Onwards to Spain


Good afternoon y'all and hope this finds you well. I'm being very inappropriate- this weekend is for all things Irish, but I've already planned that part. I will make sure to have a Red Velvet tomorrow (split a glass of port between two pints of Guinness- it's rather special), but my mind is further afield, planning the Spanish part of the trip. I will arrive in Santander on Monday first October, and will be travelling through three Spanish regions in the North; Cantabria, Asturias and Galicia, then down the coast of Portugal, and briefly back into Spain, to Andalucia to take the ferry to Morocco. I know very little about the North of Spain, although someone did tell me once how much it looked like Surrey; the whole area I'm going through is really where the rain in Spain mainly falls, and the Atlantic climate and green landscape is not so different from Ireland or Brittany.

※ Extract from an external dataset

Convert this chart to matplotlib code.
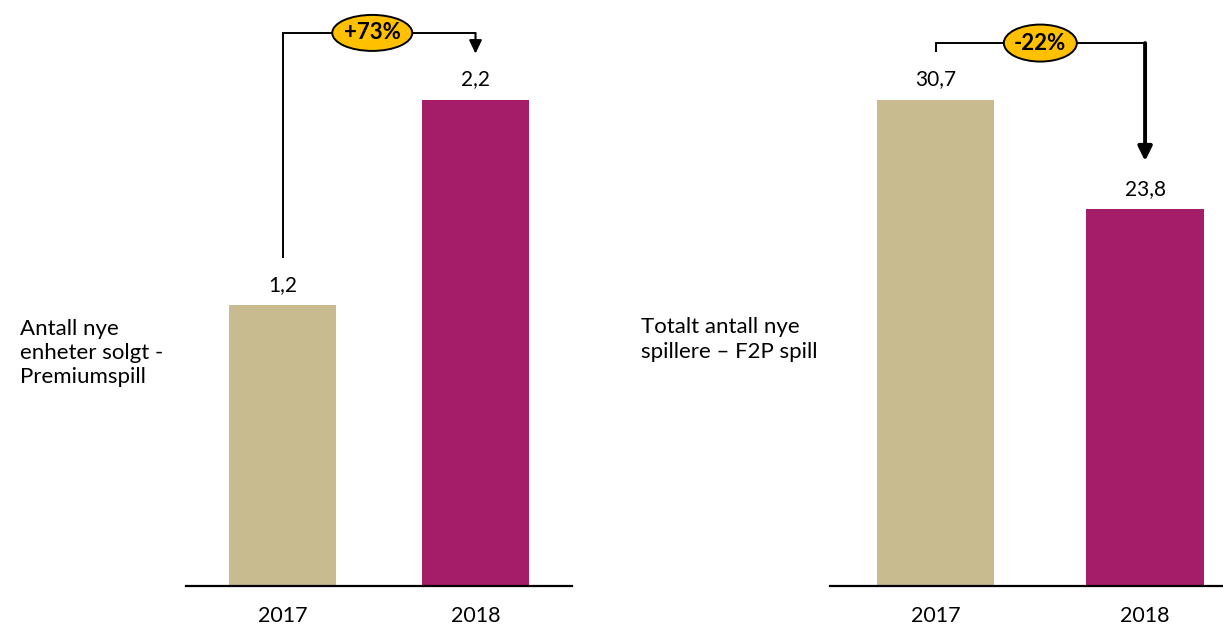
import matplotlib.pyplot as plt
from matplotlib.patches import Ellipse, FancyArrowPatch

plt.rcParams["font.family"] = ["Lato", "DejaVu Sans"]

YEARS = ["2017", "2018"]
PREMIUM_VALUES = [1.27, 2.2]
PREMIUM_LABELS = ["1,2", "2,2"]
F2P_VALUES = [30.7, 23.8]
F2P_LABELS = ["30,7", "23,8"]
CHANGES = ["+73%", "-22%"]
TITLES = ["Antall nye\nenheter solgt -\nPremiumspill", "Totalt antall nye\nspillere \u2013 F2P spill"]

COLORS = ["#C8BB8F", "#A51C68"]
GOLD = "#FFC000"

W, H = 1223, 626


def px_box(x0, x1, y_bottom, y_top):
    # pixel box (origin top-left) -> figure fraction rect
    return [x0 / W, 1 - y_bottom / H, (x1 - x0) / W, (y_bottom - y_top) / H]


def draw_panel(ax, values, labels, bar_width, xlim, ylim_top):
    x = range(len(values))
    ax.bar(x, values, width=bar_width, color=COLORS, zorder=2)
    for xi, v, lab in zip(x, values, labels):
        ax.annotate(lab, (xi, v), xytext=(0, 7.5), textcoords="offset points",
                    ha="center", va="bottom", fontsize=15)
    ax.set_xlim(*xlim)
    ax.set_ylim(0, ylim_top)
    ax.set_xticks(list(x))
    ax.set_xticklabels(YEARS, fontsize=15.5)
    ax.tick_params(axis="x", length=0, pad=15)
    ax.set_yticks([])
    for side in ["left", "right", "top"]:
        ax.spines[side].set_visible(False)
    ax.spines["bottom"].set_linewidth(1.6)
    ax.patch.set_alpha(0)


def bracket(ax, y_start, y_top, y_end, label, badge_x, badge_px, lw, arrow_lw, head):
    ax.plot([0, 0, 1], [y_start, y_top, y_top], color="black", lw=lw,
            clip_on=False, solid_capstyle="butt", solid_joinstyle="miter", zorder=3)
    arrow = FancyArrowPatch((1, y_top), (1, y_end), arrowstyle=head,
                            mutation_scale=10, color="black", lw=arrow_lw,
                            shrinkA=0, shrinkB=0, clip_on=False, zorder=3)
    ax.add_patch(arrow)

    # badge size given in pixels, converted to data units
    x0, x1 = ax.get_xlim()
    y0, y1 = ax.get_ylim()
    w = badge_px[0] * (x1 - x0) / ax.bbox.width
    h = badge_px[1] * (y1 - y0) / ax.bbox.height
    ax.add_patch(Ellipse((badge_x, y_top), w, h, fc=GOLD, ec="black", lw=1.4,
                         clip_on=False, zorder=4))
    ax.text(badge_x, y_top, label, ha="center", va="center", fontsize=16,
            fontweight="bold", zorder=5)


fig = plt.figure(figsize=(W / 100, H / 100), dpi=100)

# left panel
ax1 = fig.add_axes(px_box(186, 572, 585.5, 0))
draw_panel(ax1, PREMIUM_VALUES, PREMIUM_LABELS, 0.555, (-0.5, 1.5),
           max(PREMIUM_VALUES) * 585.5 / 485.5)
bracket(ax1, 1.484, 2.504, 2.41, CHANGES[0], 0.465, (80, 36), 1.4, 1.5,
        "-|>,head_length=0.8,head_width=0.38")

# right panel
ax2 = fig.add_axes(px_box(830, 1223, 585.5, 0))
draw_panel(ax2, F2P_VALUES, F2P_LABELS, 0.56, (-0.504, 1.372),
           max(F2P_VALUES) * 585.5 / 485.5)
bracket(ax2, 33.73, 34.30, 26.84, CHANGES[1], 0.5, (73, 37), 1.4, 2.8,
        "-|>,head_length=0.85,head_width=0.42")

fig.text(20 / W, 1 - 353 / H, TITLES[0], ha="left", va="center", fontsize=16,
         linespacing=1.27)
fig.text(641 / W, 1 - 339.5 / H, TITLES[1], ha="left", va="center", fontsize=16,
         linespacing=1.27)

fig.savefig("out.png", dpi=100)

Image result for northern spain map copyright free


I'll be arriving in the port of Santander at lunchtime on Monday 1st October, after 20 hours on a ferry from Roscoff, so I predict my first impressions might be a bit wobbly, so I will stay the night there and go yarn shopping the next morning. Apart from being quite obviously a banking centre, Santander is the capital city of Cantabria, and a city very focussed on the Atlantic Ocean, not just with places along this thread but through voyages to the Americas which set out from there. From there I'll be going in a very well-travelled direction, towards Santiago de Compostela, but my pilgrimage is not a religious one, so I will be hugging the coast as far as possible, rather than joining the Camino. I've chosen my route based on the local bus maps instead, and intend to stop at San Vicente de la Barquera on the Wednesday, and move to Gijon in Asturias on the Thursday, and on Friday morning get to the twin towns of Figueras and Ribadeo, which are either side of the Asturian/Galician border. 

I speak Spanish, or Castilian is it's more commonly named in Spain, having lived in Madrid for a while some years ago, but like many regions of Spain, the main language of Galicia is not Castilian. Gallego is closer to Portuguese, and no doubt this is going to confuse me yet further. On top of Spanish, I've been learning Portuguese for a while to the point that I now think I probably speak an odd mixture, whichever one I'm intending, so maybe it will miraculously turn out that what I speak is actually fluent Gallego. But I doubt it. When I lived in Madrid, I worked as a magician. My boss was a fabulously eccentric Brazilian psychologist who I thought spoke Spanish, but it later transpired that he spoke very little, but put on a Spanish accent and used his own words for what he couldn't express. I picked up a fair few of those words, so I've probably always been a Portuñol speaker of sorts anyway. Apart from the tongue twisting , I can't think of Abílio without smiling. Or Madrid; my times there were a bit extreme- it is somewhere I truly have the best of memories and the worst of memories! I don't want to say I am hoping for a calmer sojourn in Spain this time, because you should be very careful what you wish for!

Anyway, I will be getting to A Coruna on the Saturday. This is the capital of Galicia, and a port with a very rich history in textiles through its medieval Jewish population, so I'm hoping it will be a good place for yarn, so I will be swotting up at least on colours and types of yarns in Gallego at least. From there, there isn't really much of a coastal road- it is very rocky and cliffy around here, and is known as La Costa de los Muertes (the coast of the dead). But they don't really advertise that in tourist brochures; maybe it's not as inviting as La Costa del Sol? So my final Galician stop will be at Pontevedra, close to the border with Portugal.

So this week will see me researching yarn shops and campsites around these places, and twisting my brain and my tongue with languages and pronunciation. I think maybe I need that Red Velvet!